Abrieron la puerta de toriles, perdón por el símil pero es que en mi casa salimos como Mihuras y los españoles estábamos deseosos de ensuciarnos con el albero que llevábamos meses sin ver, sin oler, sin sentir. Salimos al ruedo y las calles volvieron a ser lo que eran. Calles atestadas, plazas con sus niños corriendo y patinando, mercados con sus pescaderos y fruteros, peluquerías esperando cabezas a las que poner rulos y mechas, obras con sus vallas repletas de jubilados algo tristes por la ausencia de algún compañero mirón, playas con sus flacos y sus gordos haciéndose fotos de los pies con puesta de sol de fondo… Conocíamos algo mejor, o eso pensábamos, o eso nos hicieron creer, el coronavirus. Le perdimos el miedo. Le faltamos el respeto. Fuimos de vacaciones, algunos con ganas y otros de manera forzosa ya que en el trabajo nos dieron un puntapié en el orto, ojo, temporal, pero puntapié, de ahí que lo maquillasen con el nombre de ERTE. Orto, erte, qué más da. Decía que le perdimos el respeto al bicho. Nos hicieron ver que pudimos con él. Que nos confinamos de maravilla. Nos mandaron hasta diplomas. Medallas. Aplausos. Canciones. Somos los mejores. Entre todos, podemos. Y tanto que pudimos. Pasamos a ser los mejores del mundo. Un ejemplo. Compramos mascarillas inutilizables. ¿Y qué? Test caducados, no valían para nada. ¿Y qué? Pero fuimos unos cracks. De ahí que nos diesen libertad de movimiento y nos premiaron con unos días en la playa.
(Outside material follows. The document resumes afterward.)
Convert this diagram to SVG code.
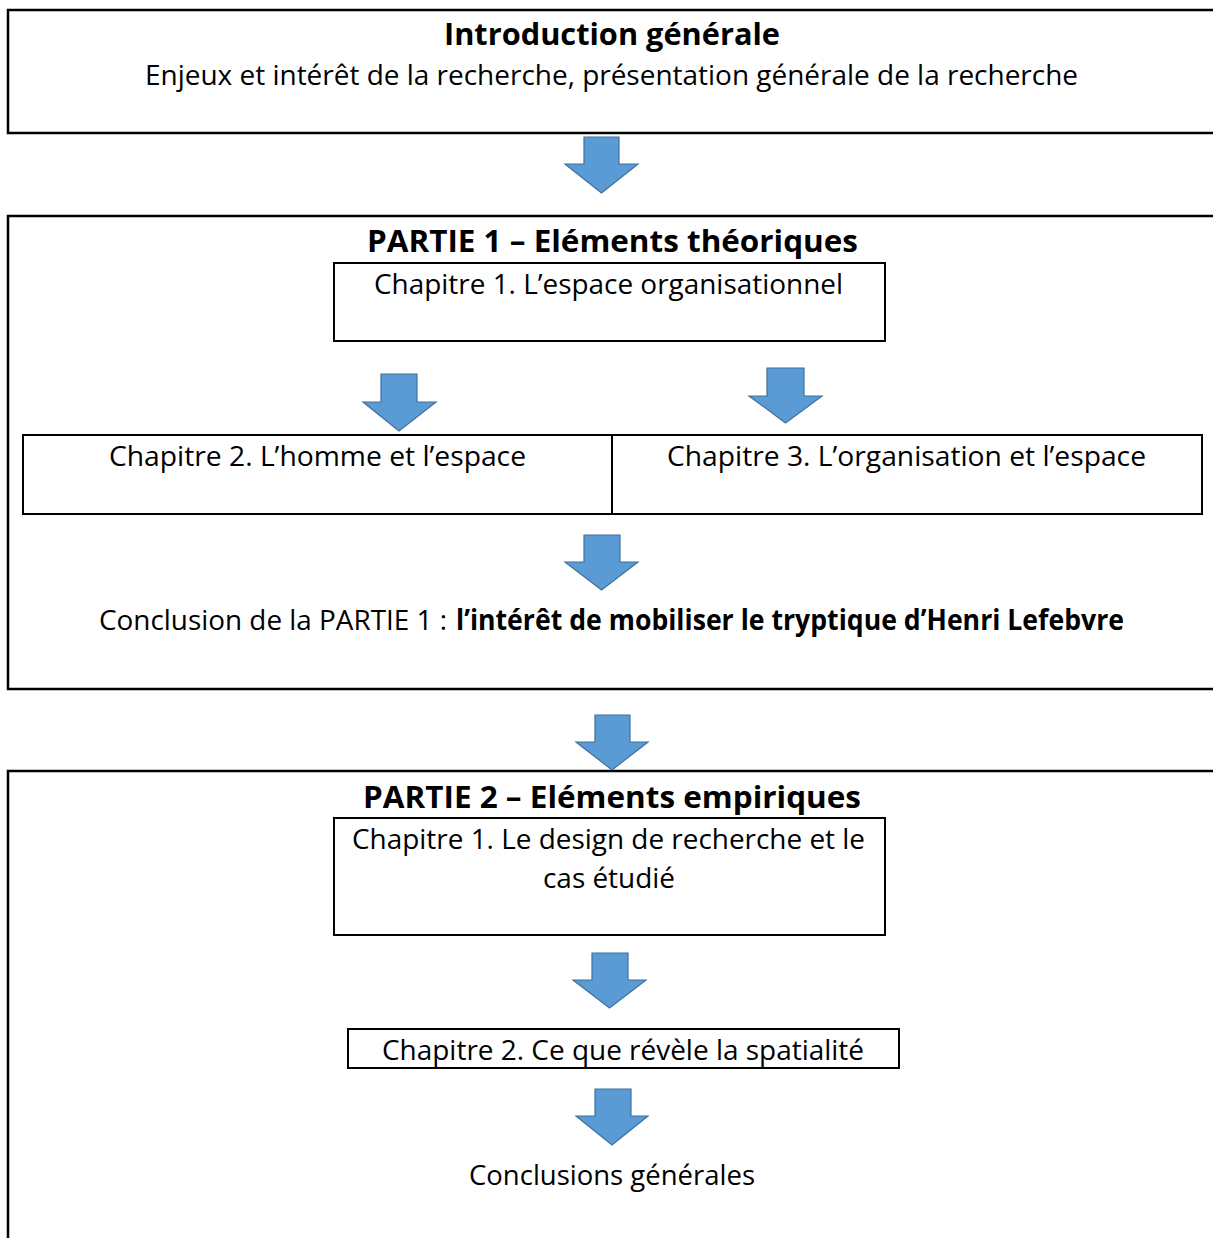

La líamos. Eso nos dice papá Estado. No fuimos tan buenos. Nos dieron la mano y quisimos el brazo. No. No. No. Vuelta a casa. Ciertas ciudades. No todas. Nos dividieron. Ciudadanos ejemplares. Ciudadanos malos. Sensación de repetidores de 2º BUP por tercer año consecutivo. Castigados al despacho del Director. Nos hicieron copiar 100 veces «No está bien tomarse un aperitivo con más de cinco amigos». Cien veces. Aún así no aprendemos. Ya no tenemos miedo. O sí. Ahora la fiera ya no se llama león. La fiera está escondida detrás de los leones. Se esconde en el hemiciclo. Los leones se han quedado de piedra, o de bronce. Mientras tanto, las fieras discuten. Se pelean. Se gritan. Se aplauden. Se suben el sueldo. Se organizan para plantear una Moción de Censura. Se critican. Se insultan. Se escapan en pleno Estado de Alarma a su casa de Bilbao. Se dedican a sus cosas. Tiene sentido. Tiene todo el sentido del mundo. Ese es su trabajo… pero no cuando los ciudadanos le han perdido el miedo al terrible y temido virus. Ocúpense de nosotros. Olvídense de Sus Señorí… de su egos. Hagan lo que nunca han hecho. Piensen en sus electores. Al fin y al cabo, quieran o no quieran, los que se mueren son sus pagadores.

Decía el novelista y poeta suizo Louis Dumur que «la política es el arte de servirse de los hombres haciéndoles creer que se les sirve a ellos» y no le faltaba razón.